Still, I might go take a nap before I have to go to work.

Last night I dreamt a bunch of strange and complicated things. Including something about lumps of ice that when you put them in your mouth and let them melt a little they would tell you stories.  If you got too big of a piece the stories would overlap and become convoluted.  Which is surely a metaphor for my life in general right now.  Too many things overlapping and becoming confused.

That said, and despite some recent tragedies among my friends, I am pretty happy right now.  The delicious springlike weather is helping that a lot.  Now I only need to learn to enjoy the weather and plow through my huge mountain of work.

Before I woke up this morning I had a long, complicated stress dream about work and money and relationships.  However the dream ended with me sitting in a restaurant with someone, and the chef was giving us samples of their new deserts.  One included a little rectangular plate with 3 different quenelles of ice cream: pomegranate, toasted coconut and dulce du leche.  Since I’ve been awake I’ve been obsessed with the idea of dulce du leche and pomegranate ice cream.

In the northern hemisphere today is the mid point between the Winter Solstice and the Spring Equinox.  Which means, basically, we are over the hump.

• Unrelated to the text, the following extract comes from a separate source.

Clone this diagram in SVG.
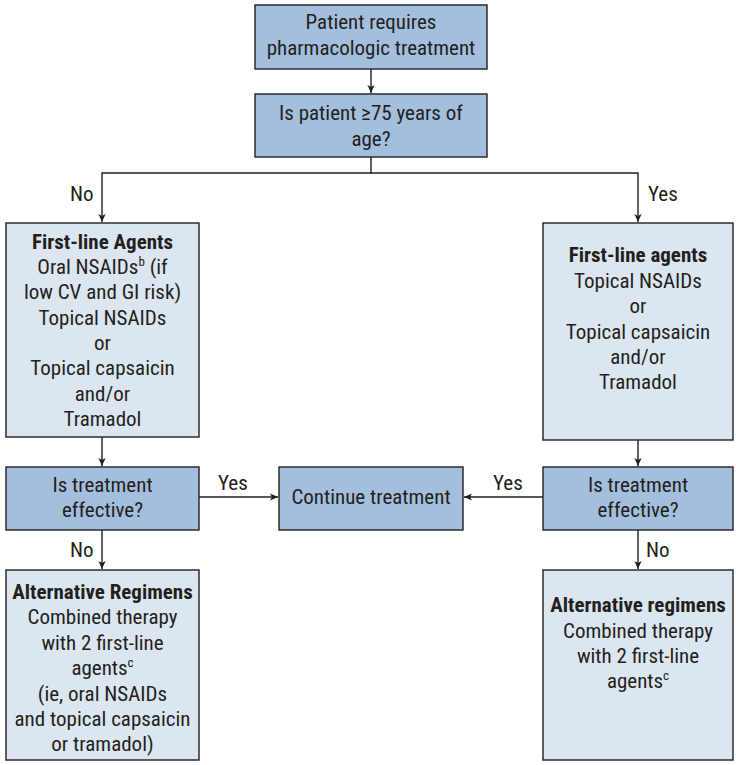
<svg xmlns="http://www.w3.org/2000/svg" width="736" height="765" viewBox="0 0 736 765">
  <style>
    .dark { fill: #a4bedd; stroke: #231f20; stroke-width: 1.4; }
    .light { fill: #dce6f1; stroke: #231f20; stroke-width: 1.4; }
    text { font-family: "Liberation Sans Narrow", "Roboto Condensed", "Liberation Sans", sans-serif; font-size: 21px; fill: #231f20; text-anchor: middle; }
    .b { font-weight: bold; }
    .lbl { text-anchor: start; }
    .wire { fill: none; stroke: #231f20; stroke-width: 1.4; }
    .sup { font-size: 13px; }
  </style>
  <defs>
    <marker id="arrow" viewBox="0 0 10 10" refX="10" refY="5" markerWidth="8" markerHeight="9" markerUnits="userSpaceOnUse" orient="auto">
      <path d="M0,0.5 L10,5 L0,9.5 L2.5,5 Z" fill="#231f20"/>
    </marker>
  </defs>

  <g id="connectors">
    <line class="wire" x1="371" y1="69" x2="371" y2="93" marker-end="url(#arrow)"/>
    <polyline class="wire" points="371,157 371,173 102,173 102,222" marker-end="url(#arrow)"/>
    <polyline class="wire" points="371,173 638,173 638,222" marker-end="url(#arrow)"/>
    <line class="wire" x1="102" y1="437" x2="102" y2="466" marker-end="url(#arrow)"/>
    <line class="wire" x1="638" y1="440" x2="638" y2="466" marker-end="url(#arrow)"/>
    <line class="wire" x1="199" y1="497" x2="278" y2="497" marker-end="url(#arrow)"/>
    <line class="wire" x1="543" y1="497" x2="464" y2="497" marker-end="url(#arrow)"/>
    <line class="wire" x1="102" y1="530" x2="102" y2="569" marker-end="url(#arrow)"/>
    <line class="wire" x1="638" y1="530" x2="638" y2="569" marker-end="url(#arrow)"/>
    <text class="lbl" x="70" y="201">No</text>
    <text class="lbl" x="648" y="201">Yes</text>
    <text class="lbl" x="218" y="490">Yes</text>
    <text class="lbl" x="493" y="490">Yes</text>
    <text class="lbl" x="70" y="557">No</text>
    <text class="lbl" x="646" y="557">No</text>
  </g>

  <g id="start">
    <rect class="dark" x="255" y="5" width="232" height="64"/>
    <text x="371" y="29">Patient requires</text>
    <text x="371" y="55">pharmacologic treatment</text>
  </g>

  <g id="age-check">
    <rect class="dark" x="255" y="94" width="232" height="63"/>
    <text x="371" y="120">Is patient ≥75 years of</text>
    <text x="371" y="146">age?</text>
  </g>

  <g id="first-line-under75">
    <rect class="light" x="6" y="223" width="193" height="214"/>
    <text class="b" x="102.5" y="249">First-line Agents</text>
    <text x="102.5" y="274">Oral NSAIDs<tspan class="sup" dy="-8">b</tspan><tspan dy="8"> (if</tspan></text>
    <text x="102.5" y="299">low CV and GI risk)</text>
    <text x="102.5" y="325">Topical NSAIDs</text>
    <text x="102.5" y="350">or</text>
    <text x="102.5" y="375">Topical capsaicin</text>
    <text x="102.5" y="401">and/or</text>
    <text x="102.5" y="426">Tramadol</text>
  </g>

  <g id="first-line-75plus">
    <rect class="light" x="543" y="223" width="190" height="217"/>
    <text class="b" x="638" y="262">First-line agents</text>
    <text x="638" y="288">Topical NSAIDs</text>
    <text x="638" y="313">or</text>
    <text x="638" y="339">Topical capsaicin</text>
    <text x="638" y="364">and/or</text>
    <text x="638" y="389">Tramadol</text>
  </g>

  <g id="effective-left">
    <rect class="dark" x="6" y="467" width="193" height="63"/>
    <text x="102.5" y="492">Is treatment</text>
    <text x="102.5" y="517">effective?</text>
  </g>

  <g id="continue">
    <rect class="dark" x="279" y="467" width="184" height="63"/>
    <text x="371" y="504">Continue treatment</text>
  </g>

  <g id="effective-right">
    <rect class="dark" x="543" y="467" width="190" height="63"/>
    <text x="638" y="492">Is treatment</text>
    <text x="638" y="517">effective?</text>
  </g>

  <g id="alternative-left">
    <rect class="light" x="6" y="570" width="193" height="190"/>
    <text class="b" x="102.5" y="599">Alternative Regimens</text>
    <text x="102.5" y="624">Combined therapy</text>
    <text x="102.5" y="650">with 2 first-line</text>
    <text x="102.5" y="675">agents<tspan class="sup" dy="-8">c</tspan></text>
    <text x="102.5" y="701">(ie, oral NSAIDs</text>
    <text x="102.5" y="726">and topical capsaicin</text>
    <text x="102.5" y="751">or tramadol)</text>
  </g>

  <g id="alternative-right">
    <rect class="light" x="543" y="570" width="190" height="190"/>
    <text class="b" x="638" y="612">Alternative regimens</text>
    <text x="638" y="638">Combined therapy</text>
    <text x="638" y="663">with 2 first-line</text>
    <text x="638" y="688">agents<tspan class="sup" dy="-8">c</tspan></text>
  </g>
</svg>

It’s all downhill to spring from here.  Hurrah!

I’ve been awake since 7, trying to get some stuff done, worrying about other stuff. My internet is entirely out (thank goodness for nearby coffee shops with wireless), which means, I guess, that I will get a lot of non online related stuff done today.

Yesterday was insanely gorgeous.  Ladybug and I went and walked around the neighborhood.  We kept crossing paths with these two cute, white-haired ladies.  Like looking into the future.  Heh.